Lately, though, I’ve noticed a definite uptick. Did pastry chefs suddenly rebel and come to the rescue? I’m not sure about that, but I do know there are some enticing desserts turning up around town.
A case in point is the caramelized banana split at The Morrie in Royal Oak – definitely not for the faint of heart. Don’t try to eat this one alone.
Then there’s the molten lava cake with peppermint stick ice cream at the Hill in Grosse Pointe Farms, and at the Whitney in Detroit, the Gold Brick, a vintage dessert made with ice cream, in this case pine nut studded vanilla, with dark chocolate topping that becomes a shell when poured over the cold ice cream, and it is a treat.
Parc in Campus Martius offers a hazelnut brownie sundae with ribbons of chocolate that looks like a sculpture, but dig in anyway.
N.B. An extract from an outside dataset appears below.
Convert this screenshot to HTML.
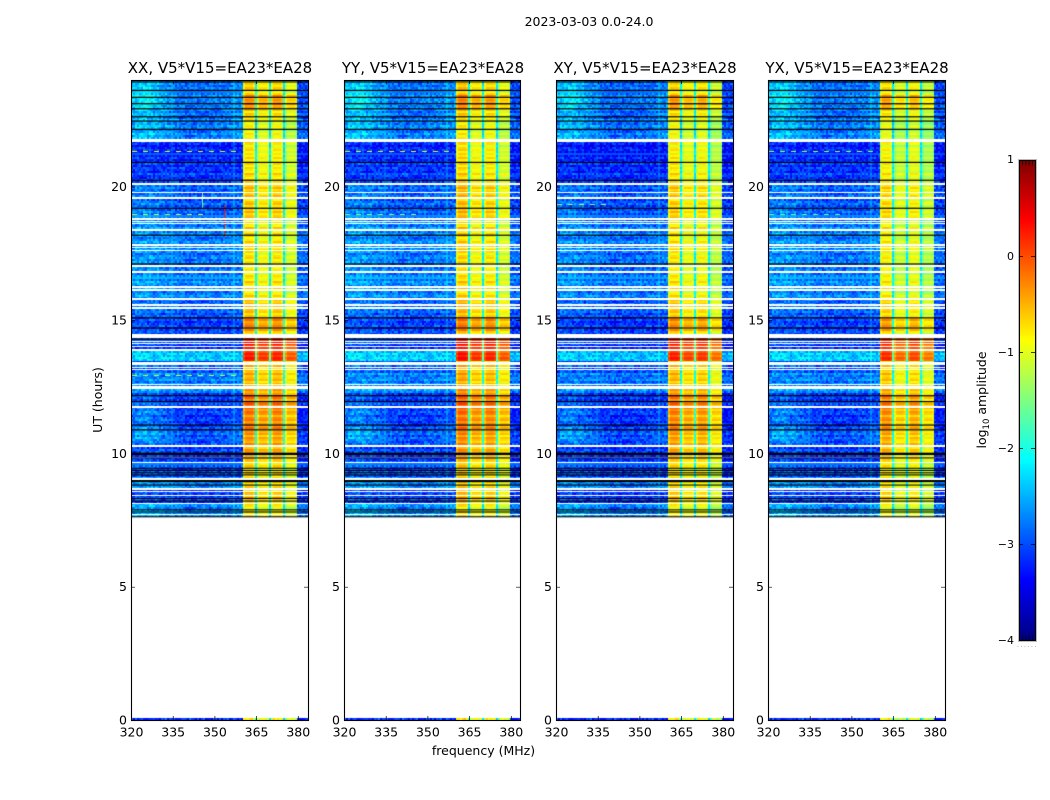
<!DOCTYPE html>
<html><head><meta charset="utf-8">
<style>
html,body{margin:0;padding:0;background:#fff;}
#fig{position:relative;width:1050px;height:800px;overflow:hidden;background:#fff;}
canvas{position:absolute;display:block;}
svg{position:absolute;left:0;top:0;}
text{font-family:"DejaVu Sans","Liberation Sans",sans-serif;fill:#000;}
</style></head>
<body>
<div id="fig">
<svg id="overlay" width="1050" height="800"></svg>
</div>
<script>
// ---- data ----
const panelTitles = ["XX, V5*V15=EA23*EA28","YY, V5*V15=EA23*EA28","XY, V5*V15=EA23*EA28","YX, V5*V15=EA23*EA28"];
const xTicks = [320,335,350,365,380];
const yTicks = [0,5,10,15,20];
const cbTicks = [1,0,-1,-2,-3,-4];
// time segments: upper edge in UT hours
const segHours = [23.96,23.62,23.36,22.87,22.5,21.75,20.93,20.06,18.75,17.62,16.69,15.75,15.07,14.5,14.29,13.87,13.42,12.94,12.19,11.62,10.87,10.31,9.67,9.07,8.62,8.06];
// log10 amplitude inside the on-band block per segment
const segOnBand = [-0.85,-0.8,-0.45,-0.8,-1.05,-0.92,-0.88,-0.75,-0.88,-0.88,-0.88,-0.75,-0.45,-0.7,0.15,0.05,-0.7,-0.65,-0.3,-0.4,-0.5,-0.6,-0.85,-0.8,-0.7,-0.95];
// log10 amplitude of the off-band background per segment
const segOffBand = [-3.0,-3.0,-2.9,-2.95,-2.9,-3.25,-3.15,-3.0,-2.8,-2.85,-2.8,-3.0,-3.15,-3.0,-3.15,-2.45,-3.0,-2.8,-3.15,-3.2,-3.05,-3.15,-3.05,-2.8,-3.1,-2.8];
// strength of the low-frequency glow per segment
const segGlow = [0.5,0.55,0.6,0.5,0.4,0.05,0.05,0.2,0.15,0.2,0.15,0.15,0.1,0.1,0.1,0.1,0.1,0.1,0.2,0.4,0.45,0.1,0.1,0.2,0.1,0.25];
// glow shape versus frequency, one value per 5 MHz from 320 MHz
const glowShape = [0.9,1.3,0.9,0.4,0.15,0.2,0.25,0.35,0.6];
// sub-bands of the bright block (MHz)
const subStart = [360.3,365.36,370.4,375.44];
const subEnd = [364.64,369.68,374.72,379.6];
// per-panel level offset of each sub-band
const xxSub = [0.16,-0.02,0.1,-0.18];
const yySub = [0.22,0.0,0.1,-0.18];
const xySub = [0.12,-0.08,0.0,-0.3];
const yxSub = [0.06,-0.25,-0.08,-0.35];
// per-panel off-band offset
const offPanel = [0,0.02,-0.05,0];
// hand-read texture lists (log10 amplitude deviations)
const chanTexture = [0.05,-0.12,0.1,-0.04,0.16,-0.16,0.02,0.08,-0.08,0.12,-0.02,-0.14,0.06,0.14,-0.1,0.03,-0.06,0.11,-0.13];
const timeTexture = [0.12,-0.1,0.22,-0.05,-0.2,0.08,0.18,-0.14,0.02,0.25,-0.18,-0.04,0.1,-0.22,0.15,0.0,-0.12,0.2,-0.08,0.06,-0.16,0.14,0.04,-0.24,0.09,0.17,-0.06];
const speckle = [0.2,-0.18,0.05,0.28,-0.3,0.12,-0.08,0.24,-0.22,0.0,0.32,-0.12,0.16,-0.26,0.08,-0.04,0.22,-0.34,0.14,0.03,-0.16,0.26,-0.06,-0.24,0.18,0.1,-0.14,0.3,-0.2,0.06,-0.1];
// flagged (white) integrations: UT hour, thickness in hours
const whiteHours = [21.72,20.09,19.76,19.58,18.79,18.7,18.6,18.39,17.81,17.71,17.61,17.03,16.8,16.25,16.13,15.8,15.56,15.44,14.41,14.19,14.1,14.01,13.9,13.39,13.23,13.15,12.59,12.49,11.75,10.29,9.85,9.66,9.06,8.66,8.55,8.41,8.13,7.7,7.56];
const whiteThick = [0.1,0.06,0.05,0.06,0.06,0.05,0.05,0.06,0.06,0.05,0.05,0.06,0.06,0.06,0.09,0.06,0.06,0.06,0.16,0.05,0.05,0.05,0.06,0.1,0.05,0.05,0.05,0.1,0.06,0.06,0.05,0.05,0.06,0.06,0.05,0.05,0.05,0.05,0.06];
// gap (black) integrations
const blackHours = [23.93,23.61,23.35,23.11,22.92,22.62,22.46,22.15,20.91,20.24,19.19,18.18,17.1,15.08,14.7,14.28,12.16,11.94,11.06,10.88,9.98,9.83,9.44,9.36,9.27,9.19,8.96,8.81,8.31,8.21,7.88,7.8,7.62];
const blackThick = [0.045,0.045,0.045,0.045,0.045,0.045,0.045,0.045,0.045,0.045,0.045,0.045,0.045,0.045,0.045,0.045,0.045,0.045,0.045,0.045,0.09,0.04,0.04,0.04,0.04,0.04,0.08,0.04,0.04,0.04,0.04,0.04,0.04];
// narrow RFI features
const rfiPanel = [0,0,0,1,3,0,1,3,0,2];
const rfiFreq = [345.5,353.6,320.5,320.5,320.5,320.5,320.5,320.5,320.5,320.5];
const rfiFreqEnd = [345.9,354.0,360,360,360,345,345,345,360,340];
const rfiStart = [19.2,18.1,21.3,21.3,21.3,18.92,18.92,18.92,12.9,19.3];
const rfiEnd = [19.75,19.3,21.35,21.35,21.35,18.97,18.97,18.97,12.95,19.35];
const rfiLevel = [-1.6,0.3,-1,-1,-1.3,-1.2,-1.4,-1.6,-1.2,-1.4];

// ---- layout ----
const panelLeft = [131,344,556,768];
const panelWidths = [177,176,177,177];
const plotTop = 80, plotH = 640;
const svgNS = "http://www.w3.org/2000/svg";
const svg = document.getElementById('overlay');
const fig = document.getElementById('fig');
const xOf = f => (f-320)*2.78;
const yOf = t => plotH - t*plotH/24;
const subs = [xxSub,yySub,xySub,yxSub];

function jet(v){
  const x = Math.min(1,Math.max(0,(v+4)/5));
  const c = t => Math.round(255*Math.min(1,Math.max(0,Math.min(4*t-1.5,-4*t+4.5))));
  return [c(x),c(x+0.25),c(x+0.5)];
}
function css(v){const j=jet(v);return 'rgb('+j[0]+','+j[1]+','+j[2]+')';}
function segIndex(t){
  let k=0;
  for(let i=0;i<segHours.length;i++){ if(t<=segHours[i]) k=i; }
  return k;
}
function add(tag,attrs,text){
  const e=document.createElementNS(svgNS,tag);
  for(const k in attrs) e.setAttribute(k,attrs[k]);
  if(text!==undefined) e.textContent=text;
  svg.appendChild(e);
  return e;
}
function cellValue(p,f,t,c,r){
  const s=segIndex(t);
  const noise=speckle[(c*5+r*11+c*r)%speckle.length];
  let band=-1;
  for(let i=0;i<4;i++){ if(f>=subStart[i]&&f<subEnd[i]) band=i; }
  if(band>=0){
    const edge=(f-subStart[band]<0.7)?-0.25:((subEnd[band]-f<0.7)?-0.12:0);
    return segOnBand[s]+subs[p][band]+edge+timeTexture[r%timeTexture.length]*0.9+noise*0.1;
  }
  if(f>=360.3&&f<379.6) return -2.15+(segOnBand[s]+0.8)*0.6+noise*0.5;
  let v=segOffBand[s]+offPanel[p]+timeTexture[r%timeTexture.length]*0.7+chanTexture[c%chanTexture.length]*0.25+noise;
  if(f<360.3){
    const g=(f-320)/5, i=Math.min(glowShape.length-2,Math.floor(g));
    v+=segGlow[s]*(glowShape[i]+(glowShape[i+1]-glowShape[i])*(g-i));
  } else { v-=0.05; }
  return v;
}

const chanW = 0.72, rowH = 0.075;
panelLeft.forEach(function(left,p){
  const panelW=panelWidths[p];
  const cv=document.createElement('canvas');
  
  
  cv.width=panelW; cv.height=plotH;
  cv.style.left=left+'px'; cv.style.top=plotTop+'px';
  fig.insertBefore(cv,svg);
  const g=cv.getContext('2d');
  g.fillStyle='#fff'; g.fillRect(0,0,panelW,plotH);
  const nc=Math.ceil(64/chanW);
  // data rows
  for(let r=0;7.6+r*rowH<24;r++){
    const t=7.6+r*rowH;
    const y0=Math.round(yOf(t+rowH)), y1=Math.round(yOf(t));
    for(let c=0;c<nc;c++){
      const f=320+c*chanW;
      const x0=Math.round(xOf(f)), x1=Math.round(xOf(f+chanW));
      g.fillStyle=css(cellValue(p,f+chanW/2,t,c,r));
      g.fillRect(x0,y0,x1-x0,y1-y0);
    }
  }
  // integration at 0 h along the axis
  for(let c=0;c<nc;c++){
    const f=320+c*chanW;
    const x0=Math.round(xOf(f)), x1=Math.round(xOf(f+chanW));
    g.fillStyle=css(cellValue(p,f+chanW/2,21,c,c));
    g.fillRect(x0,plotH-2,x1-x0,2);
  }
  // RFI
  rfiPanel.forEach(function(q,i){
    if(q!==p) return;
    g.fillStyle=css(rfiLevel[i]);
    const x0=xOf(rfiFreq[i]), w=xOf(rfiFreqEnd[i])-x0;
    const y0=yOf(rfiEnd[i]), h=yOf(rfiStart[i])-y0;
    if(w<5){ g.fillRect(Math.round(x0),Math.round(y0),Math.max(1,Math.round(w)),Math.round(h)); }
    else { for(let x=x0;x<x0+w;x+=11){ g.fillRect(Math.round(x),Math.round(y0),5,Math.max(1,Math.round(h))); } }
  });
  // flagged rows
  g.fillStyle='#fff';
  whiteHours.forEach(function(t,i){
    const y0=Math.round(yOf(t+whiteThick[i]/2)), h=Math.max(1,Math.round(whiteThick[i]*plotH/24));
    g.fillRect(0,y0,panelW,h);
  });
  g.fillStyle='#000';
  blackHours.forEach(function(t,i){
    const y0=yOf(t+blackThick[i]/2), h=blackThick[i]*plotH/24;
    g.fillRect(0,y0,panelW,h);
  });

  // frame and ticks
  const f=add('rect',{x:left+0.5,y:plotTop+0.5,width:panelW,height:plotH,fill:'none',stroke:'#000','stroke-width':1.1});
  
  
  xTicks.forEach(function(v){
    const x=left+xOf(v)+0.5;
    const t1=add('path',{d:'M'+x+' '+(plotTop+plotH)+'v-4M'+x+' '+plotTop+'v4',stroke:'#000','stroke-width':0.7,fill:'none'});
    
    
    const l=add('text',{x:left+xOf(v)+0.5,y:736.5,'text-anchor':'middle','font-size':12.5},String(v));
    
    
  });
  yTicks.forEach(function(v){
    const y=plotTop+yOf(v)+0.5;
    const t1=add('path',{d:'M'+left+' '+y+'h4M'+(left+panelW)+' '+y+'h-4',stroke:'#000','stroke-width':0.7,fill:'none'});
    
    
    const l=add('text',{x:left-4,y:y+4,'text-anchor':'end','font-size':12.5},String(v));
    
    
  });
  const tt=add('text',{x:left+89,y:73,'text-anchor':'middle','font-size':15},panelTitles[p]);
  
  
});

// figure labels
const supT=add('text',{x:589,y:26,'text-anchor':'middle','font-size':12.5},'2023-03-03 0.0-24.0');


const xLab=add('text',{x:483.5,y:755,'text-anchor':'middle','font-size':12.5},'frequency (MHz)');


const yLab=add('text',{x:0,y:0,'text-anchor':'middle','font-size':12.5,transform:'translate(102,400) rotate(-90)'},'UT (hours)');



// colorbar
const cbX=1019, cbY=160, cbW=16, cbH=480;
const cb=document.createElement('canvas');


cb.width=cbW; cb.height=cbH;
cb.style.left=cbX+'px'; cb.style.top=cbY+'px';
fig.insertBefore(cb,svg);
const cg=cb.getContext('2d');
for(let i=0;i<cbH;i++){ cg.fillStyle=css(1-5*(i+0.5)/cbH); cg.fillRect(0,i,cbW,1); }
const cbFrame=add('rect',{x:cbX+0.5,y:cbY+0.5,width:cbW,height:cbH,fill:'none',stroke:'#000','stroke-width':1});


const cbGrey=add('rect',{x:cbX-0.5,y:cbY-0.5,width:cbW+2,height:cbH+2,fill:'none',stroke:'#bbb','stroke-width':1});


cbTicks.forEach(function(v){
  const y=cbY+(1-v)/5*cbH;
  const yy=Math.round(y)+0.5;
  if(v<1&&v>-4){
    const t=add('path',{d:'M'+cbX+' '+yy+'h4M'+(cbX+cbW)+' '+yy+'h-4',stroke:'#000','stroke-width':0.8,fill:'none'});
    
    
  } else {
    const dir=v===1?1:-1;
    for(let i=1;i<=4;i++){
      const t=add('path',{d:'M'+(cbX+i*3.2+0.5)+' '+yy+'v'+(dir*5),stroke:'#000','stroke-width':0.7,fill:'none'});
      
      
    }
  }
  const label=(v<0?'\u2212':'')+Math.abs(v);
  const l=add('text',{x:cbX-5,y:y+(v===1?3:4),'text-anchor':'end','font-size':11},label);
  
  
});
const dots=add('text',{x:cbX-2,y:647,'font-size':6,'letter-spacing':1.6,style:'fill:#777'},'......');


const cbLab=add('text',{x:0,y:0,'text-anchor':'middle','font-size':12.5,transform:'translate(986,400) rotate(-90)'});


const t1=document.createElementNS(svgNS,'tspan'); t1.textContent='log';
const t2=document.createElementNS(svgNS,'tspan'); t2.textContent='10'; t2.setAttribute('dy','3'); t2.setAttribute('font-size','8.5');
const t3=document.createElementNS(svgNS,'tspan'); t3.textContent=' amplitude'; t3.setAttribute('dy','-3');
cbLab.appendChild(t1); cbLab.appendChild(t2); cbLab.appendChild(t3);
</script>
</body></html>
Jim Brady’s Detroit chimes in with the Boston Boulevard cream puff filled with housemade Vernor’s ice cream and Sander’s fudge and caramel sauces.
Cork Wine Pub in Pleasant Ridge has something for those who don’t want chocolate – housemade cinnamon-dusted “drunken donuts” with whiskey custard filling.
I guess I was wrong. Desserts are not an endangered species.